### PROBLEM TO WORK ON:
Please return the full listing below without altering anything.

** begin SUPPLIED INFORMATION **

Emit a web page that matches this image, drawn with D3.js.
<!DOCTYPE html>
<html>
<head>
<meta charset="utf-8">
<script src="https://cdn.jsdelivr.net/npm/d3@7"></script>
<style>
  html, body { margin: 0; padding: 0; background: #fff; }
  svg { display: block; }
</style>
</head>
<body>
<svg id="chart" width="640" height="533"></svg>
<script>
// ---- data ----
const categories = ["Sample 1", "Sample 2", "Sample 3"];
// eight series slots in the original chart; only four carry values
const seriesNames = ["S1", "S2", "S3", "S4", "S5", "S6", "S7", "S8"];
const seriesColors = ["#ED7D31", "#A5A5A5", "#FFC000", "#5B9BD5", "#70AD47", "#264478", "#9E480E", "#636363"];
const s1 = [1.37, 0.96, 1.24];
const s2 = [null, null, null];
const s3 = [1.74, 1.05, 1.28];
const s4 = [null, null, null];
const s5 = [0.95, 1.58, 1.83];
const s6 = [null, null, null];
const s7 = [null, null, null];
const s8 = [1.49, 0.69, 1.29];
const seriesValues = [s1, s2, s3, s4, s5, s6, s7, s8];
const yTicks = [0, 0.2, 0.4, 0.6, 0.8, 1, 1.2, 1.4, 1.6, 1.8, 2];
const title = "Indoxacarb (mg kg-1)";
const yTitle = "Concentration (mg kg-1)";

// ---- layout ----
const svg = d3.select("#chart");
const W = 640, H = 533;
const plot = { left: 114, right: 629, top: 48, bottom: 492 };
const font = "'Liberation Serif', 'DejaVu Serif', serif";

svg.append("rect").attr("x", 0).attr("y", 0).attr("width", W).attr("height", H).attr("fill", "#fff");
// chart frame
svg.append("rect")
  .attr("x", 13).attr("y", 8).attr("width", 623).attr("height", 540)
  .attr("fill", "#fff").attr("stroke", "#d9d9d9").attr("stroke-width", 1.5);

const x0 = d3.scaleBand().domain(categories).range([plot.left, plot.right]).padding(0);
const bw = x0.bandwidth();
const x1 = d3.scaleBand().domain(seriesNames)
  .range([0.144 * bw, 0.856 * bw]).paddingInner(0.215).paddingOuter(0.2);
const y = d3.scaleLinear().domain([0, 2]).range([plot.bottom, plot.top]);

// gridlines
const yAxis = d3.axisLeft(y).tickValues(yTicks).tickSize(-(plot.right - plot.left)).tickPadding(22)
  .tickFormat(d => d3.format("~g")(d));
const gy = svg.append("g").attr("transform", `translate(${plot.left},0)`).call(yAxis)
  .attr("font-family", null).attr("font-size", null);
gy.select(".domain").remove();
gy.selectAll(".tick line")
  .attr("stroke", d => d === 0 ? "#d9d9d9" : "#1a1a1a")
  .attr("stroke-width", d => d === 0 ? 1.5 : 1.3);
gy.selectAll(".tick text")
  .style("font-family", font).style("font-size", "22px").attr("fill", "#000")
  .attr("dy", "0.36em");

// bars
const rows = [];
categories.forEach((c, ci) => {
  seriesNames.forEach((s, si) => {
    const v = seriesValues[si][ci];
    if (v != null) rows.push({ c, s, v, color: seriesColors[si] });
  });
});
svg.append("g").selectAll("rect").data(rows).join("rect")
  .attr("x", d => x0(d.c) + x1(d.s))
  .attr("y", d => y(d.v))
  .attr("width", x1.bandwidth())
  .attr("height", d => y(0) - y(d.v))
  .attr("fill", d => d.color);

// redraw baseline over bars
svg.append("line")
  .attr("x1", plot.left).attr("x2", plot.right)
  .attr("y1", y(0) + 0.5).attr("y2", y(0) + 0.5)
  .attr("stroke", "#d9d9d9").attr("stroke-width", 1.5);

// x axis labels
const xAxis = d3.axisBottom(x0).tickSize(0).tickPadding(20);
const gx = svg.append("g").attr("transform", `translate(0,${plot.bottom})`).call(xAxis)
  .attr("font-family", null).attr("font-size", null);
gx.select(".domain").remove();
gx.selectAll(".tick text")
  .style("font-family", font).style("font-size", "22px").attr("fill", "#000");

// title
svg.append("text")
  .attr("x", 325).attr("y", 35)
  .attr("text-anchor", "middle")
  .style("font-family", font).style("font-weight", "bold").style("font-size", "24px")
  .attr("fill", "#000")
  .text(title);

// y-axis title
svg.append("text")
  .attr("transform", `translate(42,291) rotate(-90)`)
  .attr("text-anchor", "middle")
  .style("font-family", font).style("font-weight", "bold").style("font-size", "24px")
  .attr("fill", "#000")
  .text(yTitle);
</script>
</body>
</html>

** end SUPPLIED INFORMATION **

### FINISHED ANSWER:
Emit a web page that matches this image, drawn with D3.js.
<!DOCTYPE html>
<html>
<head>
<meta charset="utf-8">
<script src="https://cdn.jsdelivr.net/npm/d3@7"></script>
<style>
  html, body { margin: 0; padding: 0; background: #fff; }
  svg { display: block; }
</style>
</head>
<body>
<svg id="chart" width="640" height="533"></svg>
<script>
// ---- data ----
const categories = ["Sample 1", "Sample 2", "Sample 3"];
// eight series slots in the original chart; only four carry values
const seriesNames = ["S1", "S2", "S3", "S4", "S5", "S6", "S7", "S8"];
const seriesColors = ["#ED7D31", "#A5A5A5", "#FFC000", "#5B9BD5", "#70AD47", "#264478", "#9E480E", "#636363"];
const s1 = [1.37, 0.96, 1.24];
const s2 = [null, null, null];
const s3 = [1.74, 1.05, 1.28];
const s4 = [null, null, null];
const s5 = [0.95, 1.58, 1.83];
const s6 = [null, null, null];
const s7 = [null, null, null];
const s8 = [1.49, 0.69, 1.29];
const seriesValues = [s1, s2, s3, s4, s5, s6, s7, s8];
const yTicks = [0, 0.2, 0.4, 0.6, 0.8, 1, 1.2, 1.4, 1.6, 1.8, 2];
const title = "Indoxacarb (mg kg-1)";
const yTitle = "Concentration (mg kg-1)";

// ---- layout ----
const svg = d3.select("#chart");
const W = 640, H = 533;
const plot = { left: 114, right: 629, top: 48, bottom: 492 };
const font = "'Liberation Serif', 'DejaVu Serif', serif";

svg.append("rect").attr("x", 0).attr("y", 0).attr("width", W).attr("height", H).attr("fill", "#fff");
// chart frame
svg.append("rect")
  .attr("x", 13).attr("y", 8).attr("width", 623).attr("height", 540)
  .attr("fill", "#fff").attr("stroke", "#d9d9d9").attr("stroke-width", 1.5);

const x0 = d3.scaleBand().domain(categories).range([plot.left, plot.right]).padding(0);
const bw = x0.bandwidth();
const x1 = d3.scaleBand().domain(seriesNames)
  .range([0.144 * bw, 0.856 * bw]).paddingInner(0.215).paddingOuter(0.2);
const y = d3.scaleLinear().domain([0, 2]).range([plot.bottom, plot.top]);

// gridlines
const yAxis = d3.axisLeft(y).tickValues(yTicks).tickSize(-(plot.right - plot.left)).tickPadding(22)
  .tickFormat(d => d3.format("~g")(d));
const gy = svg.append("g").attr("transform", `translate(${plot.left},0)`).call(yAxis)
  .attr("font-family", null).attr("font-size", null);
gy.select(".domain").remove();
gy.selectAll(".tick line")
  .attr("stroke", d => d === 0 ? "#d9d9d9" : "#1a1a1a")
  .attr("stroke-width", d => d === 0 ? 1.5 : 1.3);
gy.selectAll(".tick text")
  .style("font-family", font).style("font-size", "22px").attr("fill", "#000")
  .attr("dy", "0.36em");

// bars
const rows = [];
categories.forEach((c, ci) => {
  seriesNames.forEach((s, si) => {
    const v = seriesValues[si][ci];
    if (v != null) rows.push({ c, s, v, color: seriesColors[si] });
  });
});
svg.append("g").selectAll("rect").data(rows).join("rect")
  .attr("x", d => x0(d.c) + x1(d.s))
  .attr("y", d => y(d.v))
  .attr("width", x1.bandwidth())
  .attr("height", d => y(0) - y(d.v))
  .attr("fill", d => d.color);

// redraw baseline over bars
svg.append("line")
  .attr("x1", plot.left).attr("x2", plot.right)
  .attr("y1", y(0) + 0.5).attr("y2", y(0) + 0.5)
  .attr("stroke", "#d9d9d9").attr("stroke-width", 1.5);

// x axis labels
const xAxis = d3.axisBottom(x0).tickSize(0).tickPadding(20);
const gx = svg.append("g").attr("transform", `translate(0,${plot.bottom})`).call(xAxis)
  .attr("font-family", null).attr("font-size", null);
gx.select(".domain").remove();
gx.selectAll(".tick text")
  .style("font-family", font).style("font-size", "22px").attr("fill", "#000");

// title
svg.append("text")
  .attr("x", 325).attr("y", 35)
  .attr("text-anchor", "middle")
  .style("font-family", font).style("font-weight", "bold").style("font-size", "24px")
  .attr("fill", "#000")
  .text(title);

// y-axis title
svg.append("text")
  .attr("transform", `translate(42,291) rotate(-90)`)
  .attr("text-anchor", "middle")
  .style("font-family", font).style("font-weight", "bold").style("font-size", "24px")
  .attr("fill", "#000")
  .text(yTitle);
</script>
</body>
</html>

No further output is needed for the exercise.